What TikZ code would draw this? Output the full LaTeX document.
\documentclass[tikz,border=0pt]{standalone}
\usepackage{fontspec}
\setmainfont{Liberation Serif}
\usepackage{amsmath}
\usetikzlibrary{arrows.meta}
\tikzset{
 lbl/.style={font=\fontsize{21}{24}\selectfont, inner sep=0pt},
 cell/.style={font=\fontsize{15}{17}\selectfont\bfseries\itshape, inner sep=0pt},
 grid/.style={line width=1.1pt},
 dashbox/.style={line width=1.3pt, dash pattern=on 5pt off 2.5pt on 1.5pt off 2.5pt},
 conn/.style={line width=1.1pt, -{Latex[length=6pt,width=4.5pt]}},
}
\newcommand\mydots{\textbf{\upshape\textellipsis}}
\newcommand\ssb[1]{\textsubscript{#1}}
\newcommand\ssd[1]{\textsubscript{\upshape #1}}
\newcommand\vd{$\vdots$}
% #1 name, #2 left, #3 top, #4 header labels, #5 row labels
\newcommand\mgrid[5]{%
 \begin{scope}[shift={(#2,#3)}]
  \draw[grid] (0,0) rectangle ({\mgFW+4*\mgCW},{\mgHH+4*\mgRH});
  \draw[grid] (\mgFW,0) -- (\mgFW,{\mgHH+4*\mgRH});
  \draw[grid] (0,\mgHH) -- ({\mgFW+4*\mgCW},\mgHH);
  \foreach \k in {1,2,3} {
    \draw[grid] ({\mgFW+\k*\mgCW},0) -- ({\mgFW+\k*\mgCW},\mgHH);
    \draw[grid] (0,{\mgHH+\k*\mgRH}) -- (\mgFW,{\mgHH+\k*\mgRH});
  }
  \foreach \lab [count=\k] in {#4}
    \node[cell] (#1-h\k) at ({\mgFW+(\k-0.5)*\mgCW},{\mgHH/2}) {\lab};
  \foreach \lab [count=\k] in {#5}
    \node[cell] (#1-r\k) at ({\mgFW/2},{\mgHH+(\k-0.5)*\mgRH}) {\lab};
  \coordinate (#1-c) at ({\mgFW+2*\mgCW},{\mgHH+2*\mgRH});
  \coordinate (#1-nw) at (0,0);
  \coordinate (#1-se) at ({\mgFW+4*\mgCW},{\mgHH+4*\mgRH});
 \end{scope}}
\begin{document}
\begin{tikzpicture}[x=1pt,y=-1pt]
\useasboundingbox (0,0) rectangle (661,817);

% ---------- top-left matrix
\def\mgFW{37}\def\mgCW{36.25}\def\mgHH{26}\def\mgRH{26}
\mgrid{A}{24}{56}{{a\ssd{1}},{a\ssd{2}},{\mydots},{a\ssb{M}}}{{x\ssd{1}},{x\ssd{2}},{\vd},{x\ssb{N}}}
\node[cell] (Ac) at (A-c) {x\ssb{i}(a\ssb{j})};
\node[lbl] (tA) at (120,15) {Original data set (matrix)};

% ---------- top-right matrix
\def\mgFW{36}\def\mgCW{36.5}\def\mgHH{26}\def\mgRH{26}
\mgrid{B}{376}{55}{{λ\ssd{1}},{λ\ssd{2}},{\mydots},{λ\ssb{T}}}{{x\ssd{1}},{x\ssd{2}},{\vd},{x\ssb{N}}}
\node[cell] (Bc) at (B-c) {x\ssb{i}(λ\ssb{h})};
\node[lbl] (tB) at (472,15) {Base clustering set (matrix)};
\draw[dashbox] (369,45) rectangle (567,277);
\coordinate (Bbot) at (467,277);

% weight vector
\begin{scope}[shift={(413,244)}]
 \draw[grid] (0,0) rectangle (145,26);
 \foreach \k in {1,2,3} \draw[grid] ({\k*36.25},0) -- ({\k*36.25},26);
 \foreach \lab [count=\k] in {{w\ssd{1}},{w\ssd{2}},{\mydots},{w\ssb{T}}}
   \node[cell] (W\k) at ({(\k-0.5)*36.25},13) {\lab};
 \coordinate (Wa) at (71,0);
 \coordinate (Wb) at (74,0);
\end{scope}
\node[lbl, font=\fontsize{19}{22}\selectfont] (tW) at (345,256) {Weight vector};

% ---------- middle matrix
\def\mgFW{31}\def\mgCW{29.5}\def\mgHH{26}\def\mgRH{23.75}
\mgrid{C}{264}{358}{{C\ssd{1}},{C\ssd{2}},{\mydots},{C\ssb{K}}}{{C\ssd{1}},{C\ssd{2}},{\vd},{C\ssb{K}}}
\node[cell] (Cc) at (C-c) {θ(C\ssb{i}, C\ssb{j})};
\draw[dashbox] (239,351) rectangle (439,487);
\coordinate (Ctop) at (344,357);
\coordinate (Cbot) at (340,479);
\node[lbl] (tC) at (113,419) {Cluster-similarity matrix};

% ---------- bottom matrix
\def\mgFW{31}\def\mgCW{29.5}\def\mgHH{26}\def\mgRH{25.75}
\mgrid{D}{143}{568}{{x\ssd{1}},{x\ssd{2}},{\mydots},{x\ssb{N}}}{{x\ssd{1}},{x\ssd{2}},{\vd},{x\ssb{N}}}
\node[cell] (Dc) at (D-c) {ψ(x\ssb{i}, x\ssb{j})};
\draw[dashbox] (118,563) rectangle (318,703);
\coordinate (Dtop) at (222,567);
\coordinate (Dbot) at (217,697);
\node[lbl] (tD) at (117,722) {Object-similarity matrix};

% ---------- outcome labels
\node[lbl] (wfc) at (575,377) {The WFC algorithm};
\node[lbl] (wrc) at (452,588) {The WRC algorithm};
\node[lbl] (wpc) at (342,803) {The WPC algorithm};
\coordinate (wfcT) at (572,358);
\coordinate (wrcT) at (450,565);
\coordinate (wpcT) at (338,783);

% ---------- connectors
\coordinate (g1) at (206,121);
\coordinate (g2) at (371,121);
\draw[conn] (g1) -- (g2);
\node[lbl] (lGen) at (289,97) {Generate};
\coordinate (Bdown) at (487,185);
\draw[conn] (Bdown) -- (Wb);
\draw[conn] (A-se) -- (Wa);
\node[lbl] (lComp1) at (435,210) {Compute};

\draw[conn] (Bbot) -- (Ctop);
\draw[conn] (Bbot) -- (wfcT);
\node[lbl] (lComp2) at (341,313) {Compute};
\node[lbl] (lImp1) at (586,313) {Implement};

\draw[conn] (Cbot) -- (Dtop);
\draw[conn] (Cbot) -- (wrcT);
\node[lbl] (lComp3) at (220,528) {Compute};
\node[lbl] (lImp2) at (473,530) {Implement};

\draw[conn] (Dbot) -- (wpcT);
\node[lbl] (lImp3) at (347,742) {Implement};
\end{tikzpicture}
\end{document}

______

- Stated problem
Return, please, the lines of the data from the first through the line containing "(tA) at (120,15)", both kept, exactly as they stand and nothing more.

- Solved exercise
What TikZ code would draw this? Output the full LaTeX document.
\documentclass[tikz,border=0pt]{standalone}
\usepackage{fontspec}
\setmainfont{Liberation Serif}
\usepackage{amsmath}
\usetikzlibrary{arrows.meta}
\tikzset{
 lbl/.style={font=\fontsize{21}{24}\selectfont, inner sep=0pt},
 cell/.style={font=\fontsize{15}{17}\selectfont\bfseries\itshape, inner sep=0pt},
 grid/.style={line width=1.1pt},
 dashbox/.style={line width=1.3pt, dash pattern=on 5pt off 2.5pt on 1.5pt off 2.5pt},
 conn/.style={line width=1.1pt, -{Latex[length=6pt,width=4.5pt]}},
}
\newcommand\mydots{\textbf{\upshape\textellipsis}}
\newcommand\ssb[1]{\textsubscript{#1}}
\newcommand\ssd[1]{\textsubscript{\upshape #1}}
\newcommand\vd{$\vdots$}
% #1 name, #2 left, #3 top, #4 header labels, #5 row labels
\newcommand\mgrid[5]{%
 \begin{scope}[shift={(#2,#3)}]
  \draw[grid] (0,0) rectangle ({\mgFW+4*\mgCW},{\mgHH+4*\mgRH});
  \draw[grid] (\mgFW,0) -- (\mgFW,{\mgHH+4*\mgRH});
  \draw[grid] (0,\mgHH) -- ({\mgFW+4*\mgCW},\mgHH);
  \foreach \k in {1,2,3} {
    \draw[grid] ({\mgFW+\k*\mgCW},0) -- ({\mgFW+\k*\mgCW},\mgHH);
    \draw[grid] (0,{\mgHH+\k*\mgRH}) -- (\mgFW,{\mgHH+\k*\mgRH});
  }
  \foreach \lab [count=\k] in {#4}
    \node[cell] (#1-h\k) at ({\mgFW+(\k-0.5)*\mgCW},{\mgHH/2}) {\lab};
  \foreach \lab [count=\k] in {#5}
    \node[cell] (#1-r\k) at ({\mgFW/2},{\mgHH+(\k-0.5)*\mgRH}) {\lab};
  \coordinate (#1-c) at ({\mgFW+2*\mgCW},{\mgHH+2*\mgRH});
  \coordinate (#1-nw) at (0,0);
  \coordinate (#1-se) at ({\mgFW+4*\mgCW},{\mgHH+4*\mgRH});
 \end{scope}}
\begin{document}
\begin{tikzpicture}[x=1pt,y=-1pt]
\useasboundingbox (0,0) rectangle (661,817);

% ---------- top-left matrix
\def\mgFW{37}\def\mgCW{36.25}\def\mgHH{26}\def\mgRH{26}
\mgrid{A}{24}{56}{{a\ssd{1}},{a\ssd{2}},{\mydots},{a\ssb{M}}}{{x\ssd{1}},{x\ssd{2}},{\vd},{x\ssb{N}}}
\node[cell] (Ac) at (A-c) {x\ssb{i}(a\ssb{j})};
\node[lbl] (tA) at (120,15) {Original data set (matrix)};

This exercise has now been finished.